# Exercise details
Reproduce the listing below exactly. Pictures do not belong in the copy.

##### Provided material

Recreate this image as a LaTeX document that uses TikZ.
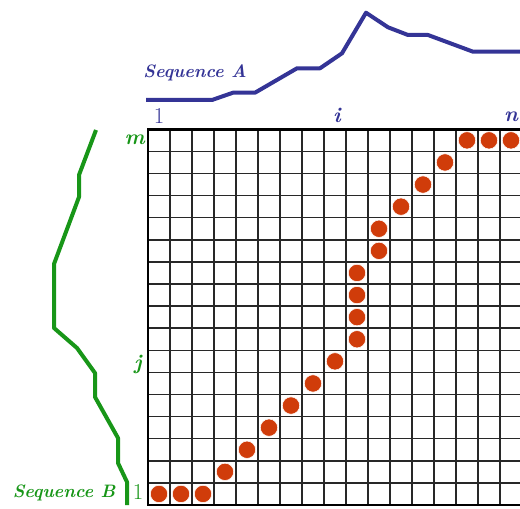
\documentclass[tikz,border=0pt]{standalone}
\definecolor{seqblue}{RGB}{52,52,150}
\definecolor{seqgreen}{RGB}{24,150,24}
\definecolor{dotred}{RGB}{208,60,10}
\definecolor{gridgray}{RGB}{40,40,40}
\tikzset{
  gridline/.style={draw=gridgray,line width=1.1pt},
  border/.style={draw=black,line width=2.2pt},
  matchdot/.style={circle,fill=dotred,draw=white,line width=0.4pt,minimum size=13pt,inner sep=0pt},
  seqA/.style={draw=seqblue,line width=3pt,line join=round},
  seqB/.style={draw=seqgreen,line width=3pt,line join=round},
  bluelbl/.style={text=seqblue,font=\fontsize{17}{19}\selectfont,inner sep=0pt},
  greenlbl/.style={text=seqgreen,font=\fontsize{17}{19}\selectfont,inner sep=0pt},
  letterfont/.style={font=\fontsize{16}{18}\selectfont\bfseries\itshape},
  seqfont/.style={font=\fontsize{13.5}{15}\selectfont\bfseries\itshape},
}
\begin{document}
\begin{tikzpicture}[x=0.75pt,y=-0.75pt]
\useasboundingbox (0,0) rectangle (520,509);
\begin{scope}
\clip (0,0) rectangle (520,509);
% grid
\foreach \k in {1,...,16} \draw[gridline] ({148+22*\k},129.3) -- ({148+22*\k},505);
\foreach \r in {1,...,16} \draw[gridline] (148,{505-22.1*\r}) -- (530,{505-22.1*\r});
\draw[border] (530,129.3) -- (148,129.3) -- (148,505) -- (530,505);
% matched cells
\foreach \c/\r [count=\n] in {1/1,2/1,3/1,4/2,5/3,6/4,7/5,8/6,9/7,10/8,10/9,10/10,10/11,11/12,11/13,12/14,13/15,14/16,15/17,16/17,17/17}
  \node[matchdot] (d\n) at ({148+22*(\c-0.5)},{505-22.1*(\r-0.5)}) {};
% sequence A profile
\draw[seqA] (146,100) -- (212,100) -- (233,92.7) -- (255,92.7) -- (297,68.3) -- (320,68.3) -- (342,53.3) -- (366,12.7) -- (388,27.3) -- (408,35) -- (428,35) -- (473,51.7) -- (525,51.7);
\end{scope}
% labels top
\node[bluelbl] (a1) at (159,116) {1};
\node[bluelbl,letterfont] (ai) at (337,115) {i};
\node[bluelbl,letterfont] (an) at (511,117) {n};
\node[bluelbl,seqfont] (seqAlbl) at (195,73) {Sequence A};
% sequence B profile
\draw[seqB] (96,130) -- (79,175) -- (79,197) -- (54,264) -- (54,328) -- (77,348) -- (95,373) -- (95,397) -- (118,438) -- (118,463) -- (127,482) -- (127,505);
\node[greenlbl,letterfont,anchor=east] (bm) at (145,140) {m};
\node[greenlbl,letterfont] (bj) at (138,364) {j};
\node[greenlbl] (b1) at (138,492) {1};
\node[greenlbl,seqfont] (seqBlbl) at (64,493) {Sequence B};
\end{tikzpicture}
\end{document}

##########

# Complete output
Recreate this image as a LaTeX document that uses TikZ.
\documentclass[tikz,border=0pt]{standalone}
\definecolor{seqblue}{RGB}{52,52,150}
\definecolor{seqgreen}{RGB}{24,150,24}
\definecolor{dotred}{RGB}{208,60,10}
\definecolor{gridgray}{RGB}{40,40,40}
\tikzset{
  gridline/.style={draw=gridgray,line width=1.1pt},
  border/.style={draw=black,line width=2.2pt},
  matchdot/.style={circle,fill=dotred,draw=white,line width=0.4pt,minimum size=13pt,inner sep=0pt},
  seqA/.style={draw=seqblue,line width=3pt,line join=round},
  seqB/.style={draw=seqgreen,line width=3pt,line join=round},
  bluelbl/.style={text=seqblue,font=\fontsize{17}{19}\selectfont,inner sep=0pt},
  greenlbl/.style={text=seqgreen,font=\fontsize{17}{19}\selectfont,inner sep=0pt},
  letterfont/.style={font=\fontsize{16}{18}\selectfont\bfseries\itshape},
  seqfont/.style={font=\fontsize{13.5}{15}\selectfont\bfseries\itshape},
}
\begin{document}
\begin{tikzpicture}[x=0.75pt,y=-0.75pt]
\useasboundingbox (0,0) rectangle (520,509);
\begin{scope}
\clip (0,0) rectangle (520,509);
% grid
\foreach \k in {1,...,16} \draw[gridline] ({148+22*\k},129.3) -- ({148+22*\k},505);
\foreach \r in {1,...,16} \draw[gridline] (148,{505-22.1*\r}) -- (530,{505-22.1*\r});
\draw[border] (530,129.3) -- (148,129.3) -- (148,505) -- (530,505);
% matched cells
\foreach \c/\r [count=\n] in {1/1,2/1,3/1,4/2,5/3,6/4,7/5,8/6,9/7,10/8,10/9,10/10,10/11,11/12,11/13,12/14,13/15,14/16,15/17,16/17,17/17}
  \node[matchdot] (d\n) at ({148+22*(\c-0.5)},{505-22.1*(\r-0.5)}) {};
% sequence A profile
\draw[seqA] (146,100) -- (212,100) -- (233,92.7) -- (255,92.7) -- (297,68.3) -- (320,68.3) -- (342,53.3) -- (366,12.7) -- (388,27.3) -- (408,35) -- (428,35) -- (473,51.7) -- (525,51.7);
\end{scope}
% labels top
\node[bluelbl] (a1) at (159,116) {1};
\node[bluelbl,letterfont] (ai) at (337,115) {i};
\node[bluelbl,letterfont] (an) at (511,117) {n};
\node[bluelbl,seqfont] (seqAlbl) at (195,73) {Sequence A};
% sequence B profile
\draw[seqB] (96,130) -- (79,175) -- (79,197) -- (54,264) -- (54,328) -- (77,348) -- (95,373) -- (95,397) -- (118,438) -- (118,463) -- (127,482) -- (127,505);
\node[greenlbl,letterfont,anchor=east] (bm) at (145,140) {m};
\node[greenlbl,letterfont] (bj) at (138,364) {j};
\node[greenlbl] (b1) at (138,492) {1};
\node[greenlbl,seqfont] (seqBlbl) at (64,493) {Sequence B};
\end{tikzpicture}
\end{document}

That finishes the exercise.